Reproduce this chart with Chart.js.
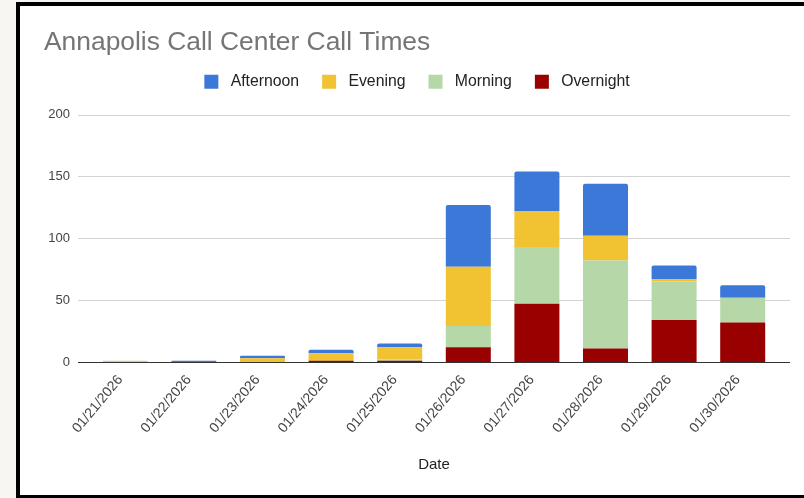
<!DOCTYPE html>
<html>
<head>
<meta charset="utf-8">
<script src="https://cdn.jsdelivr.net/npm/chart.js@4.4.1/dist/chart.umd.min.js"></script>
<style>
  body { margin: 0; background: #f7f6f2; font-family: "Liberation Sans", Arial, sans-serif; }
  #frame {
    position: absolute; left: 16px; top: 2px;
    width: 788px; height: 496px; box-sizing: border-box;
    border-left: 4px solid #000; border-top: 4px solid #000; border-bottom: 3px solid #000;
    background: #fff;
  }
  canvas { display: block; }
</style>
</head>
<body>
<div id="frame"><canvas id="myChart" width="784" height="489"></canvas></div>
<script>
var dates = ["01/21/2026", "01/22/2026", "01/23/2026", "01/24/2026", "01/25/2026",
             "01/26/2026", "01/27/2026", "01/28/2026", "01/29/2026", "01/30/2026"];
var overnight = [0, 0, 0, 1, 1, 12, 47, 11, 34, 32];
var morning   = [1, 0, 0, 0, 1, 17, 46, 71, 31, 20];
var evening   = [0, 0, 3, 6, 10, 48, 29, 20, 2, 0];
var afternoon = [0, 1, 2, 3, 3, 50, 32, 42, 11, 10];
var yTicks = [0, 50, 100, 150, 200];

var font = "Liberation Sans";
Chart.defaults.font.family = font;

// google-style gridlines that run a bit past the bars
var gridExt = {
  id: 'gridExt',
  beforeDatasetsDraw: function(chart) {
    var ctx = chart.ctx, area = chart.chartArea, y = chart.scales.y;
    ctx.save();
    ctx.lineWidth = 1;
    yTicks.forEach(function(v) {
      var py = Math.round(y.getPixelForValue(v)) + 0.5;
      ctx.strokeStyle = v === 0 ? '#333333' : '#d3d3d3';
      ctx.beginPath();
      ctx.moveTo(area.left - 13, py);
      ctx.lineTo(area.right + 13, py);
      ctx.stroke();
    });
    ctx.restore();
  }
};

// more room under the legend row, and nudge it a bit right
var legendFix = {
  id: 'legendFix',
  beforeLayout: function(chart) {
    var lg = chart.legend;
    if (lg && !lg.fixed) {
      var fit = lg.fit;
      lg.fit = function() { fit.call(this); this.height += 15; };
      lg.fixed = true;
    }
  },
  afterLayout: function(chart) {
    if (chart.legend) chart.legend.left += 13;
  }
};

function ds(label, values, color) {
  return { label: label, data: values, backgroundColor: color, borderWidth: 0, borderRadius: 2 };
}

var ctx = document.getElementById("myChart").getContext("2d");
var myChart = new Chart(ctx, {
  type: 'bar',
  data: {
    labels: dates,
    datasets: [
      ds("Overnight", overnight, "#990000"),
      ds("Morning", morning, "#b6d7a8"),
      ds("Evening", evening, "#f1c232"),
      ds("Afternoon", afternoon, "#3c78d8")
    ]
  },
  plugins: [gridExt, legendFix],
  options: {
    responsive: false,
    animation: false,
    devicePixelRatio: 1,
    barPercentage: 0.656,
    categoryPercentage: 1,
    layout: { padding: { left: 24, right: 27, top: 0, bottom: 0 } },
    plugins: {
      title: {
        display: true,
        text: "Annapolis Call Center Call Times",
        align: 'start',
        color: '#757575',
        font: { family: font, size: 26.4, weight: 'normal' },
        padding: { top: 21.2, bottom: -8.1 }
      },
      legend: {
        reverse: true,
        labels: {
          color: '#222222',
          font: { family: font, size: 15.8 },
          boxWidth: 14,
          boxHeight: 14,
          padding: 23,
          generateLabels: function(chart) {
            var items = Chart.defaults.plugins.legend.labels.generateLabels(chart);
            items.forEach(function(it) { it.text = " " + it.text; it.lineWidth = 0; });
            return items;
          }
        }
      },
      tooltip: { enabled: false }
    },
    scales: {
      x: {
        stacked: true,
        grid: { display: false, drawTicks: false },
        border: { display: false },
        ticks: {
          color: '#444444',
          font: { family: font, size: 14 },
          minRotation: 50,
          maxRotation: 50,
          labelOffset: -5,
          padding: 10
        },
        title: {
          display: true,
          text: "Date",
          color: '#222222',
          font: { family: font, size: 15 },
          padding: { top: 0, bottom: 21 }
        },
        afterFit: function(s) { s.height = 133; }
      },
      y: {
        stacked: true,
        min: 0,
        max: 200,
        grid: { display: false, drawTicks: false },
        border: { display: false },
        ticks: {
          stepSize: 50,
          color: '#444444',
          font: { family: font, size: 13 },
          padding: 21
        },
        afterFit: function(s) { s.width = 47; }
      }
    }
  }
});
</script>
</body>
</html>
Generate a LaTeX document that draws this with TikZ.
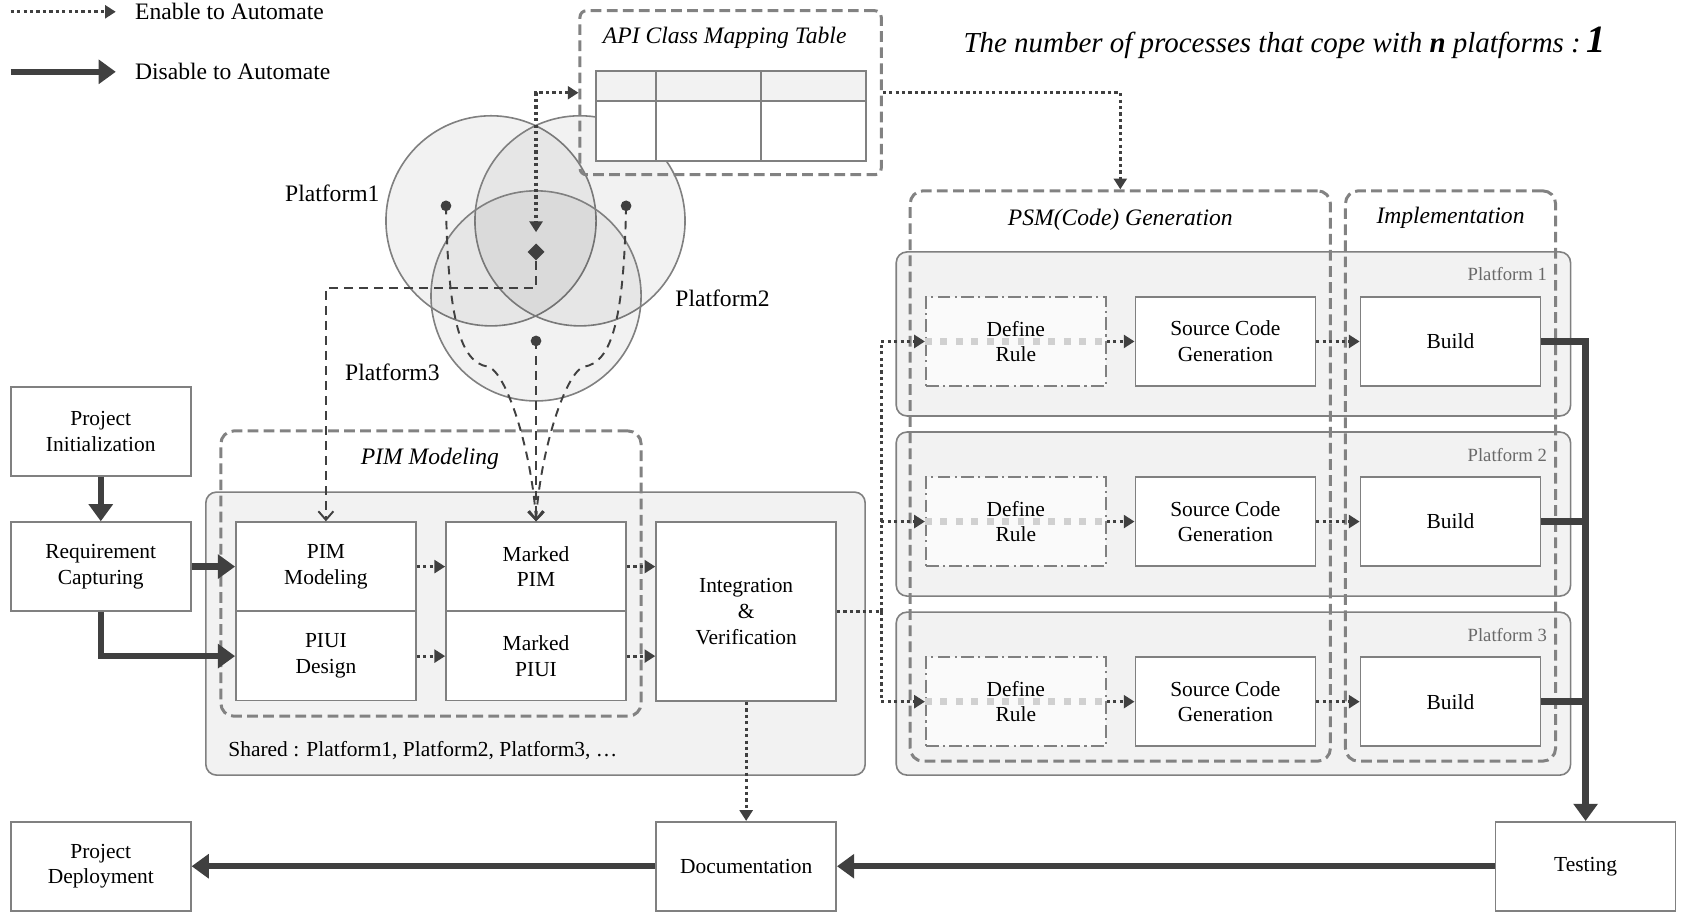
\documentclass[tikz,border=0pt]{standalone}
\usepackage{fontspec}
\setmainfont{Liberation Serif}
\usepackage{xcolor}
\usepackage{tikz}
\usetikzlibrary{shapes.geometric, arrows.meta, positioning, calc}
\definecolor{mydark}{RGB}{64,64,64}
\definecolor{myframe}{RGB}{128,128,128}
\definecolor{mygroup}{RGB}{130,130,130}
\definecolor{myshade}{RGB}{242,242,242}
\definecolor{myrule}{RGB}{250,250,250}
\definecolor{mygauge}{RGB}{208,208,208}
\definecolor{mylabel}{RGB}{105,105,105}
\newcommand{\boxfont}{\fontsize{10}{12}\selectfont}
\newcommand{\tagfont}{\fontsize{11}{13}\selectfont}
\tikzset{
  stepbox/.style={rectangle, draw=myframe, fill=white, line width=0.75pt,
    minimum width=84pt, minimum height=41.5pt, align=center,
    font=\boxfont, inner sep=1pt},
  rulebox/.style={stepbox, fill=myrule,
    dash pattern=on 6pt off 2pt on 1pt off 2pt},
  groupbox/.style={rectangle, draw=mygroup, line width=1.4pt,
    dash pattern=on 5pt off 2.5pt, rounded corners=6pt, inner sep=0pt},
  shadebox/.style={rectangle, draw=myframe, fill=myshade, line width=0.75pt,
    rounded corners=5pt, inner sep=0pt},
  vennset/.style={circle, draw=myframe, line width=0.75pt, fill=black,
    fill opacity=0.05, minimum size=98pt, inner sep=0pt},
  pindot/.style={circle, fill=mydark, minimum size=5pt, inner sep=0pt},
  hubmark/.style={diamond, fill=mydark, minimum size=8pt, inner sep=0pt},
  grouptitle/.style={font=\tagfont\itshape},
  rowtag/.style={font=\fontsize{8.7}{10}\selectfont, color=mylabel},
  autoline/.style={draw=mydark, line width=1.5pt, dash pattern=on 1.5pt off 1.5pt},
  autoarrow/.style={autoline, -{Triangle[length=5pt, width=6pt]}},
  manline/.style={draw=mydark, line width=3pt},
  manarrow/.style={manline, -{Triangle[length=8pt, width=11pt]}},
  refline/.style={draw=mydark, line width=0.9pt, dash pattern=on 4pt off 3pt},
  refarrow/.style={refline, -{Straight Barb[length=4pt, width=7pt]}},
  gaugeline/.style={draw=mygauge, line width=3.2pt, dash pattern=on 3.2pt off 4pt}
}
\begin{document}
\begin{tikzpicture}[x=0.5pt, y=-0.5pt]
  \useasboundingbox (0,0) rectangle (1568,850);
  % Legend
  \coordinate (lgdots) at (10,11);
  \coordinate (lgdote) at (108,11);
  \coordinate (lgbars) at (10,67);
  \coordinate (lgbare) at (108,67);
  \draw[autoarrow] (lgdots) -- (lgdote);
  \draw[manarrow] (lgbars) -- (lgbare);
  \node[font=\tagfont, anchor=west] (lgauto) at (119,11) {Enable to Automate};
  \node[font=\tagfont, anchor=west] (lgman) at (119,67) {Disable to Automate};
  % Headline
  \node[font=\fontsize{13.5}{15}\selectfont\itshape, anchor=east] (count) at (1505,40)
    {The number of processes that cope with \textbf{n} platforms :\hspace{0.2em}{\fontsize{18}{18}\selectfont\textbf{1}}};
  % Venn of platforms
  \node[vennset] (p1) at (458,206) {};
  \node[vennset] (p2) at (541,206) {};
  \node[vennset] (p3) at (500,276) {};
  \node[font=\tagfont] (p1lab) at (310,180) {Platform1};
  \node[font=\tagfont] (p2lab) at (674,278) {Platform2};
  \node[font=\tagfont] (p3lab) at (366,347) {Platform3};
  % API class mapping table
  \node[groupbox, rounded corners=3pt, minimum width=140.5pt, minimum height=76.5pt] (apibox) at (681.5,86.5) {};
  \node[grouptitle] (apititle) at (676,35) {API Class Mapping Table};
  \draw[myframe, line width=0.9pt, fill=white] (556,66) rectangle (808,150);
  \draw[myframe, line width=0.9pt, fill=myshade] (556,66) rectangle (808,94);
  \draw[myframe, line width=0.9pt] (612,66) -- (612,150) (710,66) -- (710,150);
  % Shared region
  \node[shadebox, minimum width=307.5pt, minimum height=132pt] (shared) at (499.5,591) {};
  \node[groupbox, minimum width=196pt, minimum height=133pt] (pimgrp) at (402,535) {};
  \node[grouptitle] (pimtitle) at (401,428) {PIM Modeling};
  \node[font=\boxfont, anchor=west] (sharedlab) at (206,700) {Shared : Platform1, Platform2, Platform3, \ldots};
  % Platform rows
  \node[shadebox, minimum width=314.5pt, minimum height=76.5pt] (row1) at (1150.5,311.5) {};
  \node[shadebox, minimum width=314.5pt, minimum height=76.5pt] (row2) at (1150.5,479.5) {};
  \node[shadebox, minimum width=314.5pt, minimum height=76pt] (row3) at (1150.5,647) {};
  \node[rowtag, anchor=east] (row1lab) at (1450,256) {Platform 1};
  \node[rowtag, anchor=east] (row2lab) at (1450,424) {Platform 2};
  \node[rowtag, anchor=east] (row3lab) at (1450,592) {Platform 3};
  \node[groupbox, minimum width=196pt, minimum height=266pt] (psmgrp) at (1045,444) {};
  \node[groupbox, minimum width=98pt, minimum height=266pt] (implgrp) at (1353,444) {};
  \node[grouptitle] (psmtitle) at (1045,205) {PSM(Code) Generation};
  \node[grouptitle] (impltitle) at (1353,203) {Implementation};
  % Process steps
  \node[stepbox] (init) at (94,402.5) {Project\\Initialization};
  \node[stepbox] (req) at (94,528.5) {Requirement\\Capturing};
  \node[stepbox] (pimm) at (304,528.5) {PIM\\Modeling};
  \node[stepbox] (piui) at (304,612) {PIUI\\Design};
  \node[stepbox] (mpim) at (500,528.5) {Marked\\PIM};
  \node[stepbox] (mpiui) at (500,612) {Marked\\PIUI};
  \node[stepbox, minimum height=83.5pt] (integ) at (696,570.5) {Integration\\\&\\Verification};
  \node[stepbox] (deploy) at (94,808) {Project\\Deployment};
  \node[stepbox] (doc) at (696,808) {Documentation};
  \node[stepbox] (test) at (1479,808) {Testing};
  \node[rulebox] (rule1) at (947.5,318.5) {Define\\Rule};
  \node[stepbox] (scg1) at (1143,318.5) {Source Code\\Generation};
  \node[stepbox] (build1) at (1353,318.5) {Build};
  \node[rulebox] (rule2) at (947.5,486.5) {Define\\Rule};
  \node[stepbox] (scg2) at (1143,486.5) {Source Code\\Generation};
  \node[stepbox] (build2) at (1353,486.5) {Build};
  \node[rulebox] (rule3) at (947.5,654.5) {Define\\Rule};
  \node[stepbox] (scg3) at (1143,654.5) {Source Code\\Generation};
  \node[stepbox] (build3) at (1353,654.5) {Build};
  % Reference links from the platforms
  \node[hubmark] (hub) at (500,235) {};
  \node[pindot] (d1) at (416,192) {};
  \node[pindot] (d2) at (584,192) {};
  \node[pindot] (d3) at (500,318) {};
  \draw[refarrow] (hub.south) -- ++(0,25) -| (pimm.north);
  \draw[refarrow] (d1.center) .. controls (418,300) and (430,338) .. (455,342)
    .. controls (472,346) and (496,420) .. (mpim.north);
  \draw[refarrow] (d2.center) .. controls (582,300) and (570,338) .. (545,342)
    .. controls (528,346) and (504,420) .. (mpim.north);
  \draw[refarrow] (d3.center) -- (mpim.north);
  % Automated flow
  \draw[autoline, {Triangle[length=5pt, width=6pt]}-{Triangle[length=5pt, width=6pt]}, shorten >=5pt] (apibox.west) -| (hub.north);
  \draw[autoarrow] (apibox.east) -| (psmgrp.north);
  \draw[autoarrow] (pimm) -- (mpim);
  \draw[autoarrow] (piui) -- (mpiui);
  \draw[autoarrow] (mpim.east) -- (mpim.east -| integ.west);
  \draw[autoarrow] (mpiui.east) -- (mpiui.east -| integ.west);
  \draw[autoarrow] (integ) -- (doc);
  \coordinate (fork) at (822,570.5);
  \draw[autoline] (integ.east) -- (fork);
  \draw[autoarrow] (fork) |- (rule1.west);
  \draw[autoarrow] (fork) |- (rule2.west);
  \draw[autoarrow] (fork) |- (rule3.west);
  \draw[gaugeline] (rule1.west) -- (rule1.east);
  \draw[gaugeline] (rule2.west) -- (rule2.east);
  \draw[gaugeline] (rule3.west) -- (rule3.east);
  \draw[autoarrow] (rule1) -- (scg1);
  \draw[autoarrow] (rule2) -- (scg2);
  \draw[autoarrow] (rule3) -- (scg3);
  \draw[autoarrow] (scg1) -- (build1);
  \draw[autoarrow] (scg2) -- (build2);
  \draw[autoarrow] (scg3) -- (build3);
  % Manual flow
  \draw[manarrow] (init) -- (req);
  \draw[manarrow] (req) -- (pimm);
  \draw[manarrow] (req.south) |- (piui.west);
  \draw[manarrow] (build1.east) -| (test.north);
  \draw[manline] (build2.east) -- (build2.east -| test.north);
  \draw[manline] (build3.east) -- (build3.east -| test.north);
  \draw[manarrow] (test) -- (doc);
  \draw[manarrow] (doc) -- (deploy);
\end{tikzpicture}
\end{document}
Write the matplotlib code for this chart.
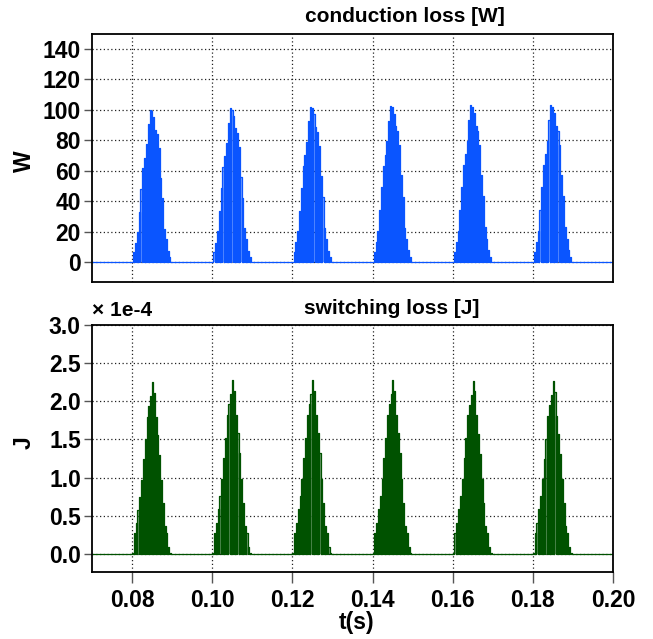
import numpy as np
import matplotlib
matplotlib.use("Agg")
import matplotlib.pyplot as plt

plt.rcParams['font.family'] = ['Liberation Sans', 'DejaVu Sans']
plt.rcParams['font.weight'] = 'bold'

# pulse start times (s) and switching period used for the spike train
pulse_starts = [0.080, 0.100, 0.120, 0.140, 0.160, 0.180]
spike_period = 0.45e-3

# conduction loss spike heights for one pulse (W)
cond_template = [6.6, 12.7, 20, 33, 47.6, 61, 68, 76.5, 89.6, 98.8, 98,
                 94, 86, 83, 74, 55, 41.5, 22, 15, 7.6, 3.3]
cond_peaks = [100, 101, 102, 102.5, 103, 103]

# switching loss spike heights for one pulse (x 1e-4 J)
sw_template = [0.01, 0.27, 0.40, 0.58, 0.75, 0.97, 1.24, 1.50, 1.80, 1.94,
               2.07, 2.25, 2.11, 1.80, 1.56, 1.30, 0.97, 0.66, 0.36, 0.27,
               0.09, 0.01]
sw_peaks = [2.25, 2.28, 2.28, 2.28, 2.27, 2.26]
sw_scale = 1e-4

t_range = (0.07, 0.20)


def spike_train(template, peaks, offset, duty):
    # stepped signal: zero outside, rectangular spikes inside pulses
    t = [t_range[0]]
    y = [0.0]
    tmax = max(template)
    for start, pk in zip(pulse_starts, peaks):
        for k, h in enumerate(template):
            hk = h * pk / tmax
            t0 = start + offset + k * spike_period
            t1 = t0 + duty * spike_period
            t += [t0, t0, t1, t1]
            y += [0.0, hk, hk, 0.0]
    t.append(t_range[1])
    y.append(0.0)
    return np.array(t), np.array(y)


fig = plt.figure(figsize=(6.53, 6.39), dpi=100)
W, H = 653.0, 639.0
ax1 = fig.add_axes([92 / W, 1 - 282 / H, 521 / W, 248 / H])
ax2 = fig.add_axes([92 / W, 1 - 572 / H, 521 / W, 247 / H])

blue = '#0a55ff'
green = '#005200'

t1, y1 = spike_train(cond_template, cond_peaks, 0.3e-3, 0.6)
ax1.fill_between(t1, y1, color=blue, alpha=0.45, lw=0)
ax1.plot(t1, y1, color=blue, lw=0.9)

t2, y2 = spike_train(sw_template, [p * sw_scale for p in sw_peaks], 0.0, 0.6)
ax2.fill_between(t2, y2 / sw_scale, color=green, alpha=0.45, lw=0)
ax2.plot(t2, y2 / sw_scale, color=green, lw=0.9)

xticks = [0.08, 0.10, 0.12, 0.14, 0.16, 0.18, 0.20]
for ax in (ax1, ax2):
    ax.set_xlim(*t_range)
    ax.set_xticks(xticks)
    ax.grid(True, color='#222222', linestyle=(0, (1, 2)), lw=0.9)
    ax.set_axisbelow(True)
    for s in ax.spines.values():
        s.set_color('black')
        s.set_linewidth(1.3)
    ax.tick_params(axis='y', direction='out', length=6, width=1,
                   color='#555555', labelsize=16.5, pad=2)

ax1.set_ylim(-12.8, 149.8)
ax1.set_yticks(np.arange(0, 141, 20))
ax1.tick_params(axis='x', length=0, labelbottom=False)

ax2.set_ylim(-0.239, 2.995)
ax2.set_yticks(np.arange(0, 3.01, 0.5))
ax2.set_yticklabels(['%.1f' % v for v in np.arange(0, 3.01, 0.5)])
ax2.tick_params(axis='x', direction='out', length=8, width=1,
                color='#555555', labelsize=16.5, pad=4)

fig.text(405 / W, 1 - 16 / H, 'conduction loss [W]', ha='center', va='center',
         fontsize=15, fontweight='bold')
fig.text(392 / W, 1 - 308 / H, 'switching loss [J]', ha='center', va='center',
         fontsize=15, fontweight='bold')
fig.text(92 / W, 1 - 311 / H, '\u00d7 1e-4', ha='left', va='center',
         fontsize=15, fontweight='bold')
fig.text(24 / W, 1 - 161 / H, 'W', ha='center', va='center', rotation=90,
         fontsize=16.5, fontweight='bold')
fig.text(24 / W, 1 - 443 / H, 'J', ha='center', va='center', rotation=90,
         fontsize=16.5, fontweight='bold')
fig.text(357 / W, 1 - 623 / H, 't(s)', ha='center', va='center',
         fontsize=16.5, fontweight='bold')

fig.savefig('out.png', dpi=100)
────────────────────
- **Problem details**: Please quote the lines of the material, beginning with the first and ending with the one that contains "Chart.defaults.font.family = font;", exactly as written and without any pictures.

- **Output for this exercise**:
Reproduce this chart with Chart.js.
<!DOCTYPE html>
<html>
<head>
<meta charset="utf-8">
<script src="https://cdn.jsdelivr.net/npm/chart.js@4.4.1/dist/chart.umd.min.js"></script>
<style>
  body { margin: 0; background: #f7f6f2; font-family: "Liberation Sans", Arial, sans-serif; }
  #frame {
    position: absolute; left: 16px; top: 2px;
    width: 788px; height: 496px; box-sizing: border-box;
    border-left: 4px solid #000; border-top: 4px solid #000; border-bottom: 3px solid #000;
    background: #fff;
  }
  canvas { display: block; }
</style>
</head>
<body>
<div id="frame"><canvas id="myChart" width="784" height="489"></canvas></div>
<script>
var dates = ["01/21/2026", "01/22/2026", "01/23/2026", "01/24/2026", "01/25/2026",
             "01/26/2026", "01/27/2026", "01/28/2026", "01/29/2026", "01/30/2026"];
var overnight = [0, 0, 0, 1, 1, 12, 47, 11, 34, 32];
var morning   = [1, 0, 0, 0, 1, 17, 46, 71, 31, 20];
var evening   = [0, 0, 3, 6, 10, 48, 29, 20, 2, 0];
var afternoon = [0, 1, 2, 3, 3, 50, 32, 42, 11, 10];
var yTicks = [0, 50, 100, 150, 200];

var font = "Liberation Sans";
Chart.defaults.font.family = font;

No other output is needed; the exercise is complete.